Par contre, le Dieu devant qui s'abaisse le publicain, à qui il n'a à présenter que sa misère et son péché, c'est celui que Jésus présente depuis le début de sa mission ; bien plus, c'est celui qu'il représente dans tous ses comportements, dans toutes ses rencontres, dans toutes ses attitudes. Devant ce Dieu, on n'a rien à présenter, car il ne tient pas compte – il n'est pas comptable – de ce que nous faisons, aussi bien en positif qu'en négatif, Il est celui qui donne et qui pardonne, c'est-à-dire qu'il donne abondamment. Un point c'est tout. Dieu miséricordieux, c'est-à-dire qu'il ouvre largement son cœur à la misère des pauvres humains.
Faux-sens
L'introduction et la conclusion de cette parabole ont de quoi en fausser l'interprétation. Cela arrive quelquefois dans les évangiles qui, avant d'être rédigés dans leur forme actuelle, ont connu quelques remaniements, soit de l'auteur, soit de ceux qui, plus tard les ont transmis (ou même trahis). C'est le cas ici. Luc (ou ses successeurs) mettent en préambule ces mots : « Jésus dit une parabole pour certains hommes qui étaient convaincus d’être justes et qui méprisaient tous les autres », et à la fin, cette conclusion : « Qui s'élève sera abaissé, qui s'abaisse sera élevé. » Or il ne s'agit absolument pas, ici, d'une leçon de morale. Vous pensez bien que Jésus n'est pas venu sur terre pour vous faire la morale. Il est venu essentiellement pour nous dire qui est Dieu, et en conséquence – mais en conséquence seulement - comment il fallait nous comporter envers lui et envers les autres.

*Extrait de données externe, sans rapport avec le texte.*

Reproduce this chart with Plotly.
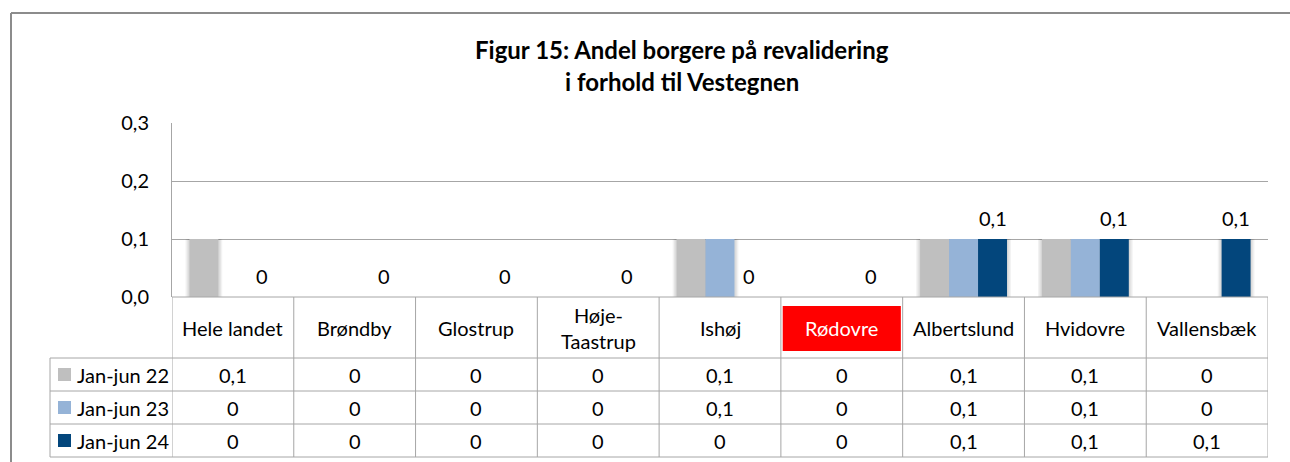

Qui est Dieu ? Certainement pas le Dieu des Pharisiens qui avait établi un certain nombre de lois. Un peu comme des recettes qu'il suffisait d'appliquer pour que votre salut soit assuré. Pour le pharisien, si vous aviez fait tout ce qui vous était commandé, vous aviez droit à ce qui avait été promis. Par contre, le Dieu du publicain, c'est-à-dire le Dieu de Jésus, n'est pas un Dieu qu'on peut acheter, même pas avec une vie vertueuse. C'est le Miséricordieux, celui qui a vraiment pitié des pauvres hommes que nous sommes tous, les uns et les autres.
Vous voulez être un juste ? Vous ne le pouvez pas par vous-même. Mais vous pouvez être justifié, gracié, sauvé. Il suffit de déclarer sincèrement dans sa prière « Je suis pécheur, Seigneur et je le reconnais. Prends pitié de moi. »
Ce qui n'est pas si facile que cela ! Nous sommes tellement conscients et jaloux de nos droits ! Or, il est déconcertant d'apprendre que nous n'avons aucun droit à faire valoir auprès de Dieu. Pas question de faire les malins. Tout vient de lui. Pas comme récompense de quelconques mérites de notre part, mais comme démonstration de sa tendresse, de sa bonté, de son amour paternel. Un point c'est tout.